After a 15-month, Lost Ark-rivaling quest, the Motion Picture Association of America’s search for a chairman-CEO has finally ended. The MPAA announced this week that five-term Connecticut senator and one-time presidential hopeful Christopher Dodd would take on the role.
Dodd didn’t sound a bit shaken when he told the L.A. Times that his years of cross-party work “putting together a financial reform bill and 50 percent of the healthcare bill” have adequately prepared him to wheel-and-deal among cut-throat movie execs, big challenges lie ahead for the former senator, whose only previous experience with Hollywood was a cameo in the 1993 Ivan Reitman movie Dave.
Set to step into his new position on March 17, Dodd dons the hat of Hollywood’s chief lobbyist soon after a critically panned Oscars, and during a tough time for the film industry as a whole: Movie-theater attendance has declined by more than 20 percent since last year, long-established business models are in flux, and the threat of digital piracy lurks within the most innocent-looking mobile device.

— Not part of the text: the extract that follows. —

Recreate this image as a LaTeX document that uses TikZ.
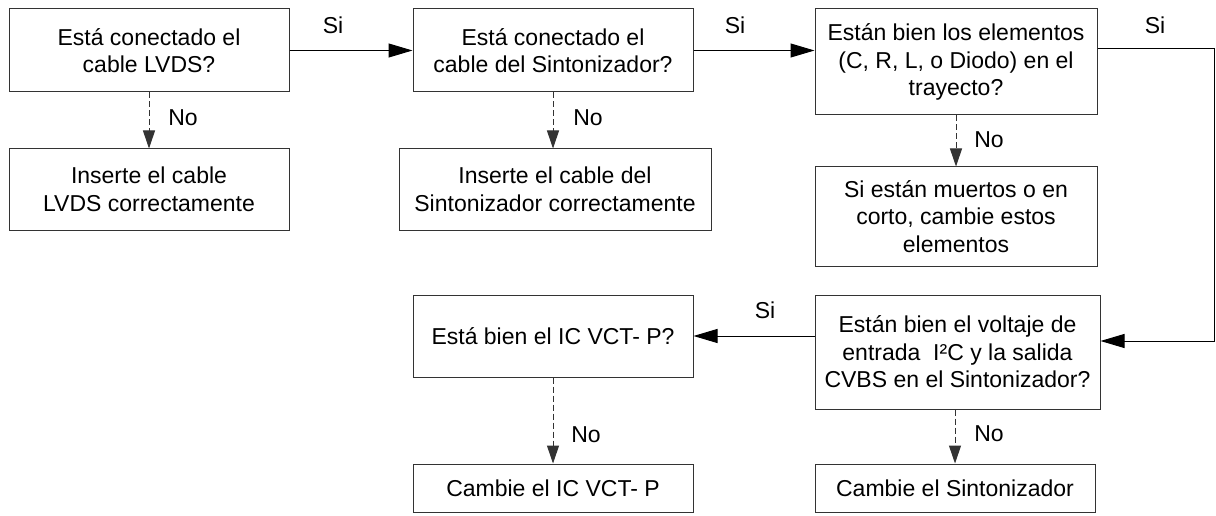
\documentclass[tikz,border=0pt]{standalone}
\usepackage{fontspec}
\setmainfont{Liberation Sans}
\usetikzlibrary{arrows.meta,calc}
\begin{document}
\begin{tikzpicture}[x=1pt,y=-1pt,
  box/.style={draw=black!80, line width=1pt, align=center, inner sep=0pt,
    font=\fontsize{23}{27.6}\selectfont},
  lbl/.style={inner sep=0pt, font=\fontsize{23}{27.6}\selectfont},
  arr/.style={draw=black, line width=1pt, -{Triangle[length=24pt,width=14pt]}},
  darr/.style={draw=black!80, line width=1pt, dash pattern=on 6pt off 3pt,
    -{Triangle[length=18pt,width=12pt]}}]
\useasboundingbox (0,0) rectangle (1216,516);
% boxes
\node[box, minimum width=280pt, minimum height=83pt] (b1) at (149,50.5) {Está conectado el\\cable LVDS?};
\node[box, minimum width=280pt, minimum height=81pt] (b1n) at (149,189.5) {Inserte el cable\\LVDS correctamente};
\node[box, minimum width=280pt, minimum height=83pt] (b2) at (553,50.5) {Está conectado el\\cable del Sintonizador?};
\node[box, minimum width=312pt, minimum height=81pt] (b2n) at (555,189.5) {Inserte el cable del\\Sintonizador correctamente};
\node[box, minimum width=282pt, minimum height=106pt] (b3) at (956,62) {Están bien los elementos\\(C, R, L, o Diodo) en el\\trayecto?};
\node[box, minimum width=282pt, minimum height=99pt] (b3n) at (956,216.5) {Si están muertos o en\\corto, cambie estos\\elementos};
\node[box, minimum width=285pt, minimum height=114pt] (b4) at (957.5,352) {Están bien el voltaje de\\entrada \ I²C y la salida\\CVBS en el Sintonizador?};
\node[box, minimum width=280pt, minimum height=48pt] (b4n) at (955,488) {Cambie el Sintonizador};
\node[box, minimum width=280pt, minimum height=82pt] (b5) at (553,336) {Está bien el IC VCT- P?};
\node[box, minimum width=280pt, minimum height=48pt] (b5n) at (553,488) {Cambie el IC VCT- P};
% solid connectors
\draw[arr] (b1.east) -- (b2.west);
\draw[arr] (b2.east) -- (b2.east -| b3.west);
\coordinate (r1) at (1214,49);
\coordinate (r2) at (1214,341);
\draw[arr] (b3.east |- r1) -- (r1) -- (r2) -- (r2 -| b4.east);
\draw[arr] (b4.west |- b5.east) -- (b5.east);
% dashed connectors
\draw[darr] (b1.south) -- (b1n.north);
\draw[darr] (b2.south) -- (b2.south |- b2n.north);
\draw[darr] (b3.south) -- (b3n.north);
\draw[darr] (b4n.north |- b4.south) -- (b4n.north);
\draw[darr] (b5.south) -- (b5n.north);
% labels
\node[lbl] (s1) at (333,25) {Si};
\node[lbl] (s2) at (735,25) {Si};
\node[lbl] (s3) at (1155,25) {Si};
\node[lbl] (s4) at (765,310) {Si};
\node[lbl] (n1) at (183,118) {No};
\node[lbl] (n2) at (588,118) {No};
\node[lbl] (n3) at (989,140) {No};
\node[lbl] (n4) at (586,435) {No};
\node[lbl] (n5) at (989,434) {No};
\end{tikzpicture}
\end{document}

If a Reuters Q-&-A is any indication, though, Dodd’s off to a good start, vowing to crack down on intellectual property looting and explore international market access, and name-dropping “Bob” Redford, Warren Beatty, and even Jack Valenti, the MPAA’s CEO for four decades until his death in 2007, who was a White House insider-turned-Hollywood powerbroker who somehow always managed to make the movie-rating organization seem glamorous. And he was a “great friend” of Dodd’s father.
But those days are long gone. Now begins the Dodd era.
“I haven’t been this excited since 1974,” he said in an interview.
Dodd replaces former Kansas congressman Dan Glickman, who resigned as chairman-CEO 11 months ago.